Razer Orbweaver Mechanical Gaming Keypad Review
A Closer Look at the Razer Orbweaver
Here’s a look at the familiar Razer green/black themed packaging.
Inside we get some documentation along with the usual Razer stickers.
Documentation aside, we get the Orbweaver itself. Oh my it looks so cool. Let’s take a closer look.
Starting at the connector here, we’ve got the usual gold plated USB connector Razer is oh so famous for. As for the cable however, it seems like Razer has decided to not go the usual braided cable route, so all we’ve got is the unusual thin plastic cable. For a mechanical gaming keypad that costs the same as a mechanical gaming keyboard, it’s odd that Razer decided to cut costs here.
Alright, so plugging the Orbweaver in, we can see that the unit is green backlit. This is the only backlighting color, which seems to be the theme for all recent Razer products. The main keypad has a total of 20 programmable keys along with an adjustable wristrest and adjustable palmrest as well.
Moving to the right side of the keypad, there’s also an 8 way d-pad, a button above the d-pad, and a wing-like button below the d-pad. Like the keys on the main section of the keypad, these buttons are fully programmable as well.
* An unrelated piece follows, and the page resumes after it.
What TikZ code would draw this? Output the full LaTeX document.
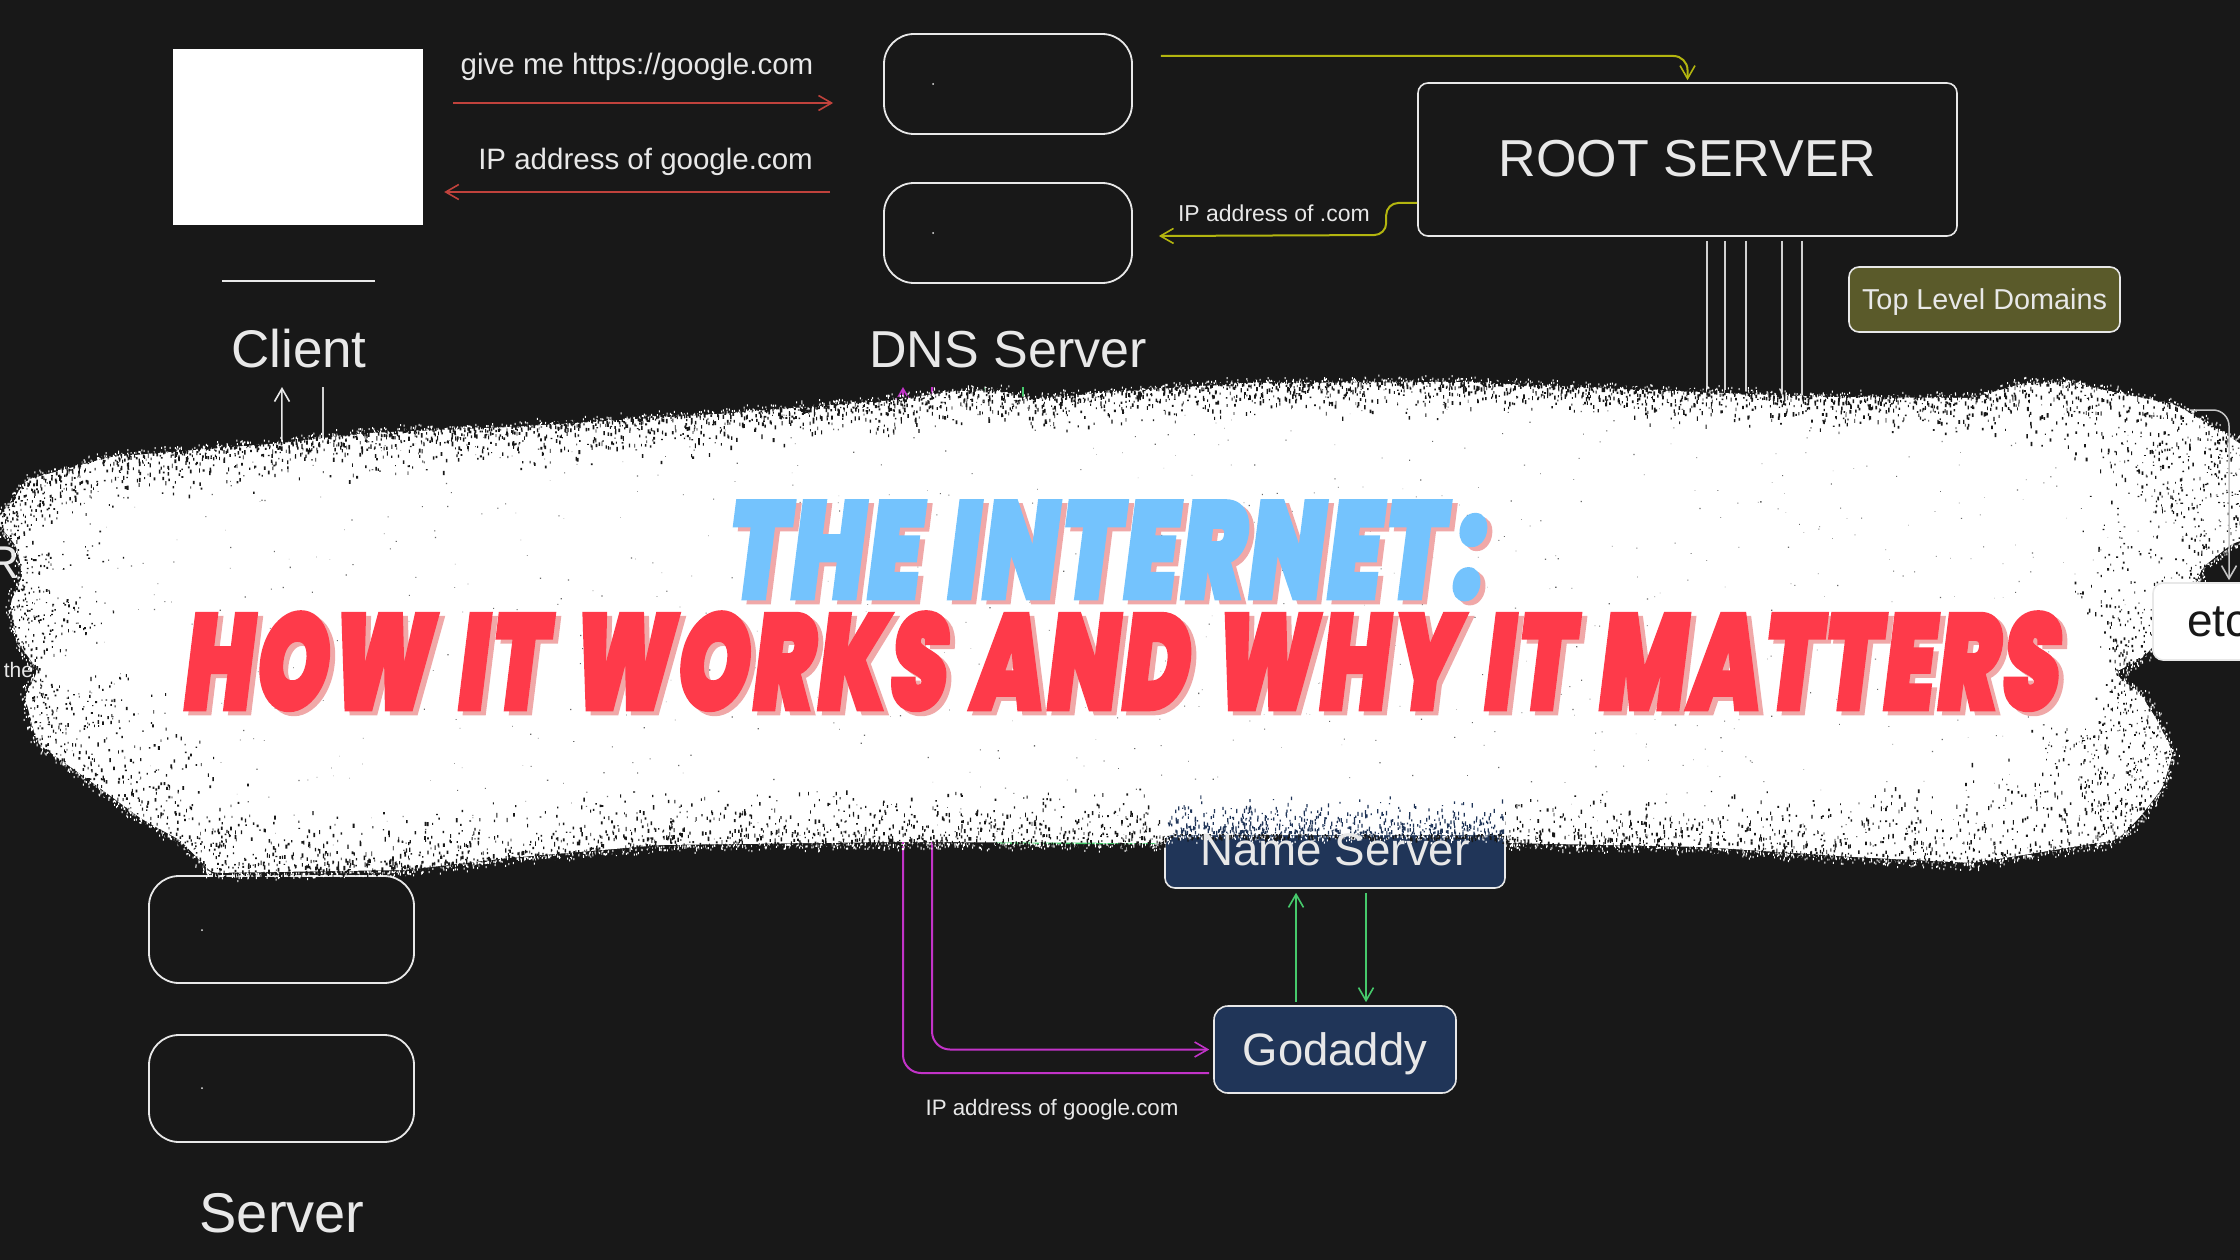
\documentclass[tikz,border=0pt]{standalone}
\usepackage{fontspec}
\usepackage{graphicx}
\usetikzlibrary{arrows.meta,calc}
\setmainfont{Liberation Sans}
\newfontfamily\ttlfont[FakeSlant=0.18,FakeBold=3,LetterSpace=3.5,WordSpace=1.35]{Poppins Black}
\definecolor{bgc}{HTML}{181818}
\definecolor{ink}{HTML}{E8E8E8}
\definecolor{redline}{HTML}{C0423C}
\definecolor{yellowline}{HTML}{B3B50F}
\definecolor{greenline}{HTML}{46C96B}
\definecolor{magline}{HTML}{C233C8}
\definecolor{navybox}{HTML}{203558}
\definecolor{olivebox}{HTML}{5A5A2A}
\definecolor{skyttl}{HTML}{74C3FD}
\definecolor{redttl}{HTML}{FE3A4A}
\definecolor{shadowttl}{HTML}{F0A8A8}
\tikzset{
  lbl/.style={text=ink,inner sep=0pt,font=\fontsize{#1}{#1}\selectfont},
  softbox/.style={draw=ink,line width=1.8pt,fill=bgc,rounded corners=30pt,inner sep=0pt},
  tagbox/.style={draw=ink,line width=1.6pt,rounded corners=10pt,inner sep=0pt,text=ink},
  conn/.style={line width=2pt,-{Straight Barb[length=13pt,width=15pt,line width=1.6pt]}},
  plain/.style={line width=1.5pt,draw=ink!90!black}
}
\def\brushpts{26/480/50,110/457/60,282/443/50,367/433/50,513/427/50,733/413/50,895/400/40,954/391/40,1005/391/40,1027/400/40,1100/393/40,1245/383/40,1464/382/40,1645/390/30,1827/397/40,1973/398/40,2024/383/50,2067/382/70,2118/393/90,2176/405/120,2230/437/150,2245/447/150,2245/540/170,2233/543/150,2203/567/150,2197/580/120,2153/647/120,2140/660/120,2113/673/120,2140/693/130,2157/720/140,2173/753/170,2163/787/170,2140/817/170,2117/840/170,1973/863/120,1853/857/90,1702/847/70,1505/843/60,1505/835/50,1165/835/50,1165/843/60,900/842/60,661/845/60,508/858/60,406/870/70,212/873/70,180/840/100,143/820/110,93/783/130,37/743/130,25/697/120,38/670/120,18/643/120,10/603/120,23/577/120,17/547/120,-5/520/120,7/510/100}
\begin{document}
\begin{tikzpicture}[x=1pt,y=-1pt]
\clip (0,0) rectangle (2240,1260);
\fill[bgc] (0,0) rectangle (2240,1260);
\pgfmathsetseed{4242}

% Client
\node[fill=white,draw=none,minimum width=250pt,minimum height=176pt,inner sep=0pt] (client) at (298,137) {};
\node[fill=ink,minimum width=153pt,minimum height=2.5pt,inner sep=0pt] (clientbar) at (298,281) {};
\node[lbl=53] (clientlbl) at (299,349) {Client};
\node[lbl=29.5] (ask) at (637,67) {give me https://google.com};
\node[lbl=29.5,anchor=east] (reply) at (813,162) {IP address of google.com};

% DNS
\node[softbox,minimum width=248pt,minimum height=100pt] (dnsa) at (1008,84) {};
\node[softbox,minimum width=248pt,minimum height=100pt] (dnsb) at (1008,233) {};
\fill[ink] (933,84) circle (1pt) (933,233) circle (1pt);
\node[lbl=52] (dnslbl) at (1008,350) {DNS Server};

% Root
\node[tagbox,fill=bgc,minimum width=539pt,minimum height=153pt,text height=38pt,text depth=3pt,font=\fontsize{52}{52}\selectfont] (root) at (1687.5,159.5) {ROOT SERVER};
\node[lbl=23,anchor=east] (comlbl) at (1370,213) {IP address of .com};
\node[tagbox,fill=olivebox,minimum width=271pt,minimum height=65pt,text height=23pt,text depth=3pt,font=\fontsize{28.8}{29}\selectfont] (tld) at (1984.5,299.5) {Top Level Domains};

% Lower diagram
\node[softbox,minimum width=265pt,minimum height=107pt] (srva) at (281.5,929.5) {};
\node[softbox,minimum width=265pt,minimum height=107pt] (srvb) at (281.5,1088.5) {};
\fill[ink] (202,930) circle (1pt) (202,1088) circle (1pt);
\node[lbl=56] (srvlbl) at (282,1213) {Server};
\node[tagbox,fill=navybox,minimum width=340pt,minimum height=108pt] (ns) at (1335,834) {};
\node[tagbox,fill=navybox,minimum width=242pt,minimum height=87pt,rounded corners=14pt,text height=37pt,text depth=6pt,font=\fontsize{45.4}{46}\selectfont] (god) at (1335,1049.5) {Godaddy};
\node[lbl=22.3] (godip) at (1052,1110) {IP address of google.com};

% Partial labels at the left edge
\node[lbl=46,anchor=base east] (cutr) at (20,578) {R};
\node[lbl=21] (cutthe) at (18.5,670) {the};

% Free ends that disappear at the top of the brush
\coordinate (mtip) at (903,387);
\coordinate (mtop) at (932,387);
\coordinate (gtip) at (985,387);
\coordinate (gtop) at (1023,387);
\coordinate (gend) at (1023,430);
\coordinate (wtip) at (282,387);
\coordinate (wtop) at (323,387);

% Connectors
\draw[conn,redline] ([xshift=30pt,yshift=34pt]client.east) -- ([xshift=-50pt,yshift=-19pt]dnsa.west);
\draw[conn,redline] ([xshift=-53pt]dnsb.west |- 0,192) -- ([xshift=21pt,yshift=-55pt]client.east);
\draw[conn,yellowline,rounded corners=14pt] ([xshift=28pt,yshift=28pt]dnsa.east) -| ([yshift=2pt]root.north);
\draw[conn,yellowline,rounded corners=12pt] ([yshift=-43.5pt]root.west) -- ++(-31,0) -- ++(0,32) -- ([xshift=26pt,yshift=-3pt]dnsb.east);
\foreach \s in {19.5,37.5,58.5,94.5,114.5}
  \draw[plain] ([xshift=\s pt,yshift=-4pt]root.south) -- ++(0,190);
\draw[conn,ink,line width=1.5pt] ([yshift=6pt]srva.north) -- (wtip);
\draw[plain] ([xshift=41.5pt,yshift=6pt]srva.north) -- (wtop);
\draw[conn,magline,rounded corners=18pt] ([xshift=-4pt,yshift=-23.5pt]god.west) -| (mtip);
\draw[conn,magline,rounded corners=18pt] (mtop) |- ([xshift=-4pt]god.west);
\draw[conn,greenline,rounded corners=18pt] ([xshift=-4pt,yshift=-9pt]ns.west) -| (gtip);
\draw[line width=2pt,greenline] (gtop) -- (gend);
\draw[conn,greenline] ([xshift=-39pt,yshift=3pt]god.north) -- ([xshift=-39pt,yshift=-4pt]ns.south);
\draw[conn,greenline] ([xshift=31pt,yshift=-4pt]ns.south) -- ([xshift=31pt,yshift=3pt]god.north);

% Brush body
\fill[white,rounded corners=6pt] (7,510) \foreach \x/\y/\w in \brushpts {-- (\x,\y)} -- cycle;

% Brush edge: white fringe and dark flecks, segment by segment
\foreach \x/\y/\w [remember=\x as \lx (initially 7), remember=\y as \ly (initially 510)] in \brushpts {
  \pgfmathsetmacro\dx{\x-\lx}
  \pgfmathsetmacro\dy{\y-\ly}
  \pgfmathsetmacro\len{max(veclen(\dx,\dy),1)}
  \pgfmathsetmacro\nx{-\dy/\len}
  \pgfmathsetmacro\ny{\dx/\len}
  \pgfmathsetmacro\horiz{abs(\dx)/\len}
  \pgfmathtruncatemacro\nw{max(1,\len*0.9)}
  \pgfmathtruncatemacro\nb{max(1,\len*1.6)}
  \begin{pgfscope}
  \pgfsetfillcolor{white}
  \foreach \i in {1,...,\nw} {
    \pgfmathsetmacro\t{rnd}
    \pgfmathsetmacro\d{-8*rnd*rnd}
    \pgfmathsetmacro\px{\lx+\t*\dx+\d*\nx}
    \pgfmathsetmacro\py{\ly+\t*\dy+\d*\ny}
    \pgfpathrectangle{\pgfqpoint{\px pt}{-\py pt}}{\pgfqpoint{1pt}{-2pt}}
  }
  \pgfusepath{fill}
  \end{pgfscope}
  \begin{pgfscope}
  \pgfsetfillcolor{bgc}
  \foreach \i in {1,...,\nb} {
    \pgfmathsetmacro\t{rnd}
    \pgfmathsetmacro\d{\w*rnd*rnd-3}
    \pgfmathsetmacro\px{\lx+\t*\dx+\d*\nx}
    \pgfmathsetmacro\py{\ly+\t*\dy+\d*\ny}
    \pgfmathsetmacro\sw{0.7+1.2*rnd}
    \pgfmathsetmacro\sh{0.7+1.2*rnd+\horiz*3*rnd}
    \pgfpathrectangle{\pgfqpoint{\px pt}{-\py pt}}{\pgfqpoint{\sw pt}{-\sh pt}}
  }
  \pgfusepath{fill}
  \end{pgfscope}
}

% Sparse flecks inside the brush
\begin{scope}
\clip[rounded corners=6pt] (7,510) \foreach \x/\y/\w in \brushpts {-- (\x,\y)} -- cycle;
\begin{pgfscope}
\pgfsetfillcolor{bgc!65!white}
\foreach \i in {1,...,1000} {
  \pgfmathsetmacro\px{60+2080*rnd}
  \pgfmathsetmacro\py{400+450*rnd}
  \pgfmathsetmacro\sw{0.5+0.8*rnd}
  \pgfpathrectangle{\pgfqpoint{\px pt}{-\py pt}}{\pgfqpoint{\sw pt}{-\sw pt}}
}
\pgfusepath{fill}
\end{pgfscope}
\end{scope}

% Where the brush crosses the Name Server box its holes show navy
\fill[white] (1165,780) rectangle (1505,834);
\begin{pgfscope}
\pgfsetfillcolor{navybox}
\foreach \i in {1,...,520} {
  \pgfmathsetmacro\px{1167+336*rnd}
  \pgfmathsetmacro\py{835-38*rnd*rnd}
  \pgfmathsetmacro\sh{1+3.5*rnd}
  \pgfpathrectangle{\pgfqpoint{\px pt}{-\py pt}}{\pgfqpoint{1.2pt}{\sh pt}}
}
\pgfusepath{fill}
\end{pgfscope}
\node[tagbox,draw=none,font=\fontsize{45.7}{46}\selectfont,anchor=base] (nslbl) at (1335,865) {Name Server};

% Items above the brush
\node[tagbox,draw=ink,fill=white,minimum width=152pt,minimum height=77pt,text=bgc,text width=84pt,align=left,inner xsep=34pt,font=\fontsize{46}{46}\selectfont] (etc) at (2229,621.5) {etc};
\coordinate (etcfrom) at (2190,410);
\draw[conn,draw=ink!85!black,line width=1.5pt,rounded corners=16pt] (etcfrom) -| ([yshift=2pt]etc.north);

% Title
\node[inner sep=0pt,anchor=north west,text=shadowttl] (ttlashadow) at (729,505) {\resizebox{756pt}{97pt}{\ttlfont THE INTERNET\kern 1pt:}};
\node[inner sep=0pt,anchor=north west,text=skyttl] (ttla) at (724,501) {\resizebox{756pt}{97pt}{\ttlfont THE INTERNET\kern 1pt:}};
\node[inner sep=0pt,anchor=north west,text=shadowttl] (ttlbshadow) at (185,616) {\resizebox{1875pt}{97pt}{\ttlfont HOW IT WORKS AND WHY IT MATTERS}};
\node[inner sep=0pt,anchor=north west,text=redttl] (ttlb) at (180,612) {\resizebox{1875pt}{97pt}{\ttlfont HOW IT WORKS AND WHY IT MATTERS}};
\end{tikzpicture}
\end{document}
Above the d-pad on the right side, there’s a profile indicator that lets you know which keymap is activated. A total of 8 different keymaps are available and an unlimited number of profiles are available as well to pretty much create an unlimited number of key combinations given you want to spend the time programming it.
As mentioned earlier, the palmrest is adjustable by pulling out the pin shown here. Once the palmrest is adjusted, it can be locked back into place by pushing the pin back in. If it’s more comfortable having the palmrest loose, you can simply keep the pin pulled out as well.
The palmrest is adjustable by pushing on the button as shown here. The palmrest may be pulled out or pushed in to increase or decrease the length of the Orbweaver.
Finally, the thumbrest may be adjusted as well.
Here’s a look at the bottom of the Orbweaver with everything adjusted to the maximum length. Also notice at the bottom that Razer has included a ton of large rubber feet to keep the Orbweaver from shifting during intense gaming sessions.
Removing a couple keycaps on the Orbweaver, we can see that Razer has gone with Cherry MX Blue keyswitches which are both clicky and tactile. This should be familiar for anyone who owns a Razer BlackWidow. Additionally, each key is individually backlit as well which allows backlighting to be both bright and even.